Chapter 16, the last chapter in this part, describes Baril's and Bellahsene's experiences in designing and managing an XML data warehouse. They propose the use of a view model and a graphical tool for the warehouse specification. Views defined in the warehouse allow filtering and restructuring of XML sources. The warehouse is defined as a set of materialized views, and it provides a mediated schema that constitutes a uniform query interface. They also discuss mapping techniques to store XML data using a relational database system without redundancies and with optimized storage space. Finally, the DAWAX system implementing these concepts is presented.
XML database management systems face the same stringent efficiency and perfor-mance requirements as any other database technology. Therefore, the final part of this book is devoted to a discussion of benchmarks and performance analyses of such systems.
Chapter 17 focuses on the need to design and adopt benchmarks to allow comparative performance analyses of the fast-growing number of XML database management systems. Here Bressan and his colleagues describe three existing benchmarks for this purpose, namely XOO7, XMach-1, and XMark. They present the database and queries for each of the three benchmarks and compare them against four quality attributes: simplicity, relevance, portability, and scalability. The discussion is aimed at identifying challenges facing the definition of a complete benchmark for XML database management systems.

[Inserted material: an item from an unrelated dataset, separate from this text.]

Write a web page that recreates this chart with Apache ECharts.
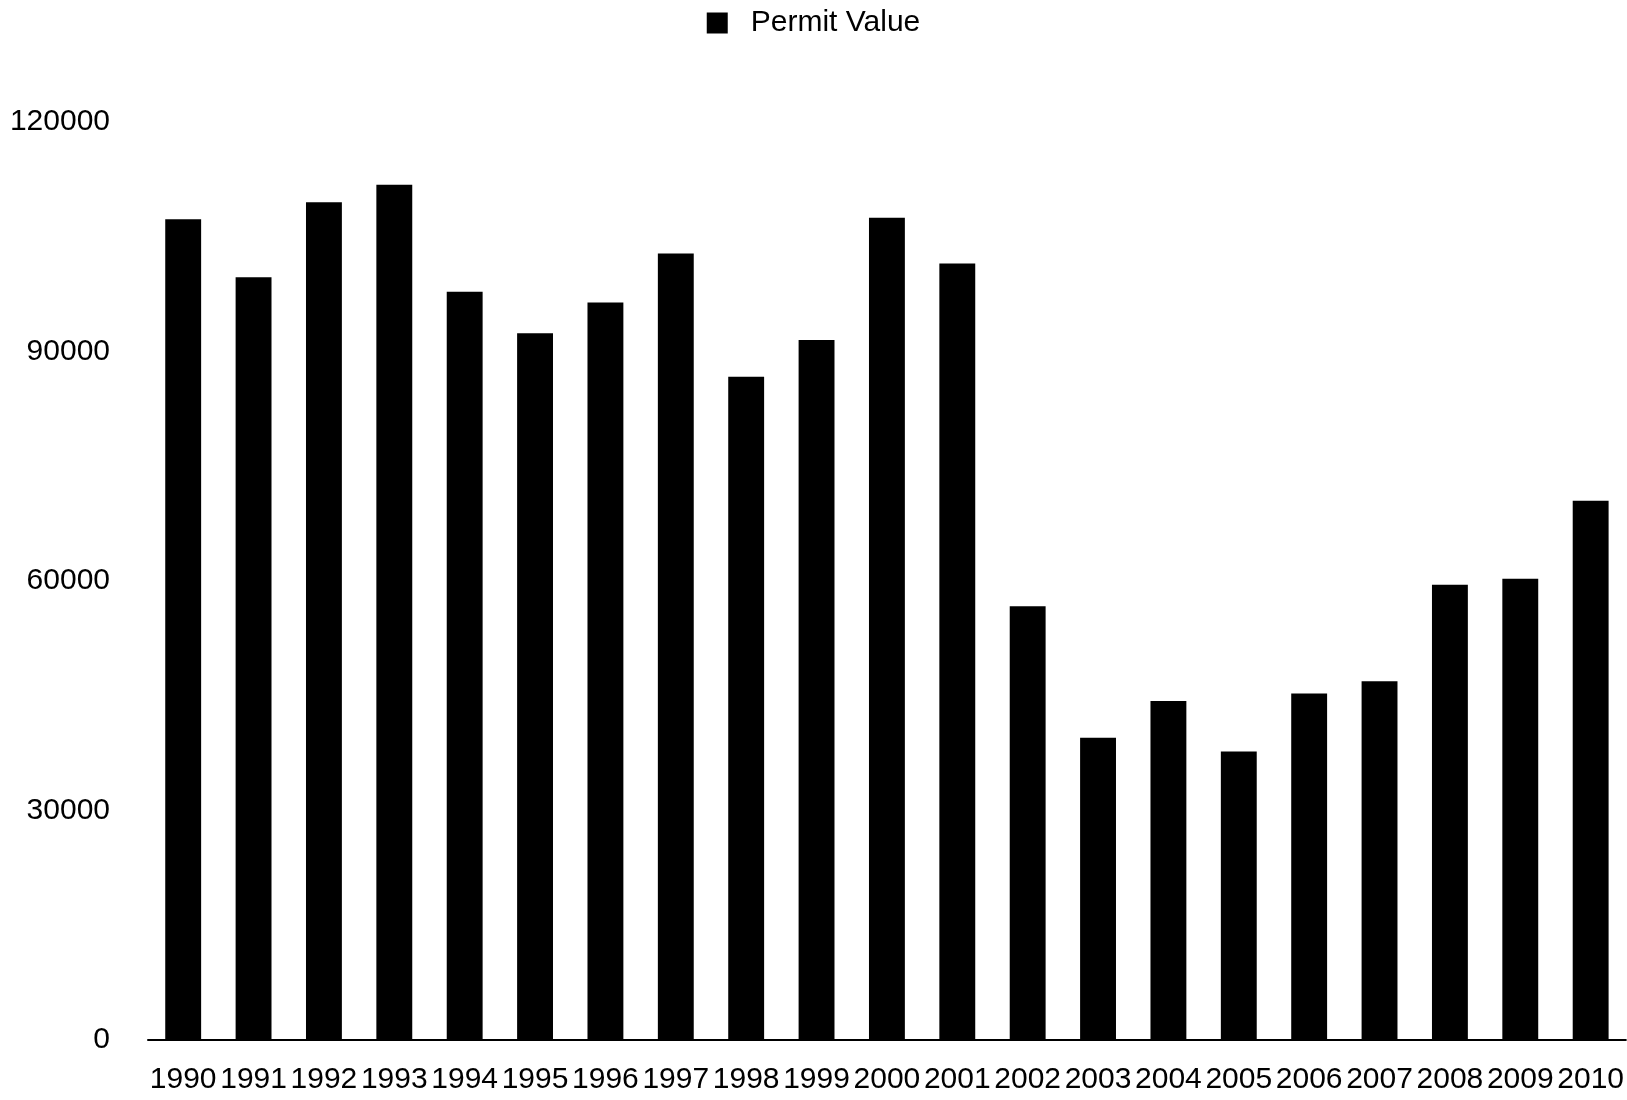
<!DOCTYPE html>
<html>
<head>
<meta charset="utf-8">
<script src="https://cdn.jsdelivr.net/npm/echarts@6/dist/echarts.min.js"></script>
<style>html,body{margin:0;padding:0;background:#fff}#c{width:1627px;height:1100px}</style>
</head>
<body>
<div id="c"></div>
<script>
const categories = ['1990','1991','1992','1993','1994','1995','1996','1997','1998','1999','2000','2001','2002','2003','2004','2005','2006','2007','2008','2009','2010'];
const permitValue = [107300, 99700, 109500, 111800, 97800, 92400, 96400, 102800, 86700, 91500, 107500, 101500, 56700, 39500, 44300, 37700, 45300, 46900, 59500, 60300, 70500];
const yTicks = { min: 0, max: 120000, interval: 30000 };

const chart = echarts.init(document.getElementById('c'), null, { renderer: 'canvas' });
const font = 'Liberation Sans, Arial, Helvetica, sans-serif';
chart.setOption({
  animation: false,
  backgroundColor: '#fff',
  textStyle: { fontFamily: font },
  legend: {
    data: ['Permit Value'],
    top: 3,
    left: 'center',
    icon: 'rect',
    itemWidth: 21,
    itemHeight: 21,
    textStyle: { fontSize: 30, color: '#000', fontFamily: font, padding: [0, 0, 0, 18] }
  },
  grid: { left: 148, right: 0, top: 122, bottom: 60, containLabel: false },
  xAxis: {
    type: 'category',
    data: categories,
    axisLine: { show: true, lineStyle: { color: '#000', width: 2 } },
    axisTick: { show: false },
    axisLabel: { interval: 0, color: '#000', fontSize: 30, fontFamily: font, margin: 25 }
  },
  yAxis: {
    type: 'value',
    min: yTicks.min, max: yTicks.max, interval: yTicks.interval,
    splitLine: { show: false },
    axisLine: { show: false },
    axisTick: { show: false },
    axisLabel: { color: '#000', fontSize: 30, fontFamily: font, margin: 38, formatter: v => String(v) }
  },
  series: [{
    name: 'Permit Value',
    type: 'bar',
    data: permitValue,
    barWidth: '51%',
    itemStyle: { color: '#000' }
  }]
});
</script>
</body>
</html>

In Chapter 18, Patel and Jagadish describe a benchmark that is aimed at measuring lower-level operations than those described in Chapter 17. The inspiration for their work is the Wisconsin Benchmark that was used to measure the performance of relational database systems in the early 1980s.
Schmauch and Fellhauer describe a detailed performance analysis in Chapter 19. They compare the time and space consumed by a range of XML data management approaches: relational databases, object-oriented databases, directory servers, and native XML databases. XML documents are converted to DOM trees, hence reducing the problem to storing and extracting trees. Instead of using a particular benchmark, they derive their test suite from general requirements that the storage of XML documents has to meet. Different-sized XML documents are stored using the four types of systems, selected fragments and complete documents are extracted, and the disk space is used and performance is measured. Similar to the next chapter, Chapter 20, the authors offer a thorough set of empirical results. They also provide detailed insight into existing XML data management approaches using the four systems analyzed. Finally, the experiences presented in the chapter are used as a basis to derive guidelines for benchmarking XML data management systems.
In Chapter 20, Fong, Wong, and Fong present a comparative performance analysis of a native XML database and a relational database extended with XML data management features. They do not use any existing benchmarks but instead devise their own methodology and database. The key contribution of this chapter is a detailed set of empirical results presented as bar graphs.